Ruma Samanta, Ram Prasad Halder, Sreeparna Bhattacharya, Sreeparna Roy, Subhankar Biswas, Saumen Das and Shibram Das – the participants of this exhibition are all pass-out of the Government College of Art & Craft, Kolkata which is most acclaimed for its academic skills. These artists too were no exceptional, but it was not just skill or the capability to give a rise to a look-beautiful quality or to be more appropriate a ‘realistic’ approach, these artists chose to apply the same amount of skill to express their very own thoughts. Each of them had chosen a subject of their liking to work on but the common circle remained unique and unaltered in every work, though depicted in various patterns. In Ruma Samanta’s “The Monk” in acrylic on board, the circle was used as a flow of inner conscience, Ram Prasad used the same form in tempera style delving into a miniature-style embroidery pattern on the base of the picture plane, Saumen Das kept it very open and direct as Circle breaks, Circle expands in his work in acrylic on wood.
Sreeparna Bhattacharya’s attempt in mixed media on board largely dealt with the concept “Now & Then” where the mutation of being as a part of natural evolution collided with changes that are brought out through coercive mechanism as an exercise of hegemonic discourse, overruling one’s own unique identity. Circles as microscopic part of an organism’s body were merged on the backdrop of the picture plane all throughout in her works. Subhankar Biswas in his miniature sized works of 8.5” x 8.5” in mixed media; mostly sketches displayed in a clustered tried to discover the journey of human procreation from love till death in a monochromatic circular manner and minimalist pattern.
But the show-stopper of this exhibition was Sreeparna Roy’s wash paintings and Shibram Das’s sculptures in mixed media. After a long time I’ve come across such a brilliant exposition through wash medium on paper contouring such minimal elements like the unification of two eye balls with soothing natural tones bearing optimum surreal quality and depicting the epitome of ‘love’ – the fine thread of bonding that cannot divide the two eyes, the two selves that are ‘one’. Sreeparna Roy’s execution was not only unique and novel but also very must conceptual and contemporary yet bearing the traditional tenets of wash painting that is so much a part of the Bengal School of Art in India.

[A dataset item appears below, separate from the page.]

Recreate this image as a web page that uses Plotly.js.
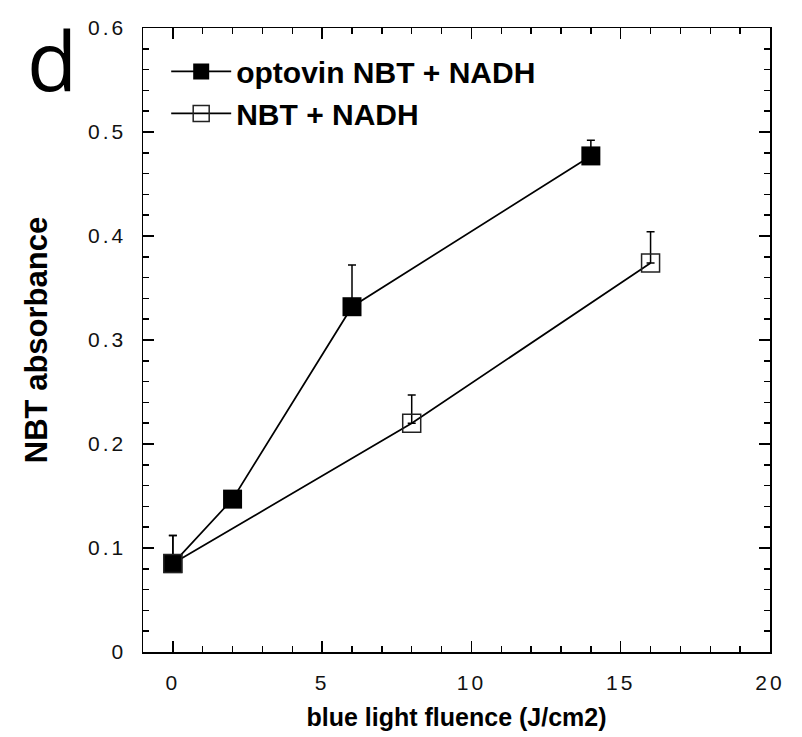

Last but not the least is of course Shibram Das’s sculptures which borne a fusion of traditional structure as well as installation quality and an experimentation with the mediums. But that was the look or the visual of the works. The best part was the thought he has meticulously tried to generate by using electrical gadgets, wooden coffin, a phallic symbol ceramic structure as a dead log inside the coffin that could be nuclear arms as well – these were left open for the viewers to observe, feel and analyze. He titled his works as “Unititled” that he claimed to be a deliberate choice of not binding his works to certain limits, yet my suggestion would be to title them as a part conceptual discourse that would be far more interesting and exciting for the viewers to get into the core of the thought process instead of reflecting the creator’s incapability to think of an appropriate name for his own creations. In fact ‘untitled’ is quite vague when the works are so much content based which Shibram too has aptly dealt with.
This exhibition as a whole did entice me after a long time as a all-encompassing show in the premises of the Academy of Fine Arts and I really felt that I should pen my thoughts and write this review for this fresh and upcoming artists for their endeavour and efforts. Once again kudos to all and hope to see much better executions and experiments in the years to come from the same team!